Although none of the four students, who hail from across the notoriously meaty state, had ever tried going vegan prior to the contest, all four were moved to re-examine their eating habits after learning about the cruelty to animals, the health risks, and the environmental devastation inherent in the meat industry. All the students have begun to cut back on their meat consumption, including one student—Sharon Cadena, a native of Lytle, Texas—who has now been vegan for more than a month.
"All these students met PETA's challenge head-on and tackled the cruelty of the meat industry in strong, clever, and moving ways," says PETA Executive Vice President Tracy Reiman. "The winning designers' ad does a great job of confronting viewers with the fact that slaughterhouses are cruel and filthy—and that every time you take a bite of meat, you're putting your health at risk."
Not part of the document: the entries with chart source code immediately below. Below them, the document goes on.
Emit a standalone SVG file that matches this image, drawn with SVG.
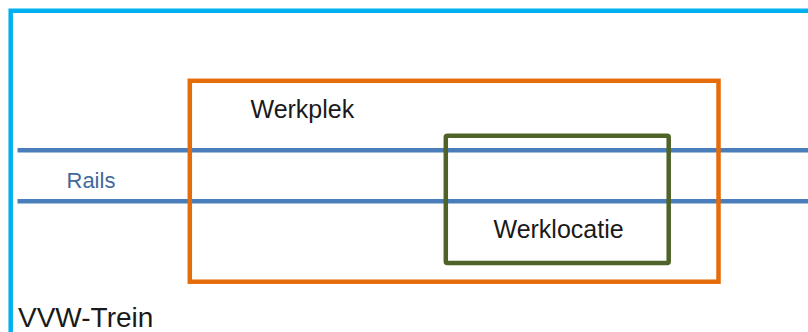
<svg xmlns="http://www.w3.org/2000/svg" width="808" height="332" viewBox="0 0 808 332">
<style>
  .lbl { font-family: "Liberation Sans", Arial, sans-serif; fill: #1a1a1a; }
  .frame { fill: none; stroke-width: 4.5; }
</style>
<rect width="808" height="332" fill="#ffffff"/>
<g id="vvw-trein">
  <path class="frame" d="M10.7 334 V10.8 H812" stroke="#00B0F0" stroke-linejoin="miter"/>
  <text class="lbl" x="18" y="327.3" font-size="28">VVW-Trein</text>
</g>
<g id="rails">
  <line x1="17.5" y1="150.2" x2="810" y2="150.2" stroke="#4A7EBB" stroke-width="4.5"/>
  <line x1="17.5" y1="201.3" x2="810" y2="201.3" stroke="#4A7EBB" stroke-width="4.5"/>
  <text x="66.5" y="188.3" font-size="22" font-family="'Liberation Sans', Arial, sans-serif" fill="#41699C">Rails</text>
</g>
<g id="werkplek">
  <rect class="frame" x="189.8" y="80.8" width="528.7" height="200.9" stroke="#E46C0A"/>
  <text class="lbl" x="250.5" y="118.3" font-size="25">Werkplek</text>
</g>
<g id="werklocatie">
  <rect class="frame" x="445.8" y="135.8" width="222.9" height="127.2" rx="1.5" stroke="#4F6228"/>
  <text class="lbl" x="493.5" y="238.3" font-size="25">Werklocatie</text>
</g>
</svg>
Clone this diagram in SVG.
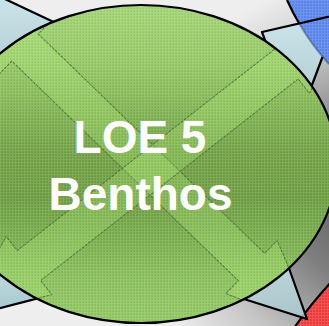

Because slaughterhouse floors and fishing boats are often contaminated with feces, blood, and vomit, a great deal of meat is tainted with dangerous intestinal bacteria by the time it reaches the family dinner table. According to a Consumer Reports survey, fully two-thirds of super-market chicken meat is tainted with campylobacter or E. coli, and more than 70 percent of meat tested by the Centers for Disease Control and Prevention was contaminated with E. coli.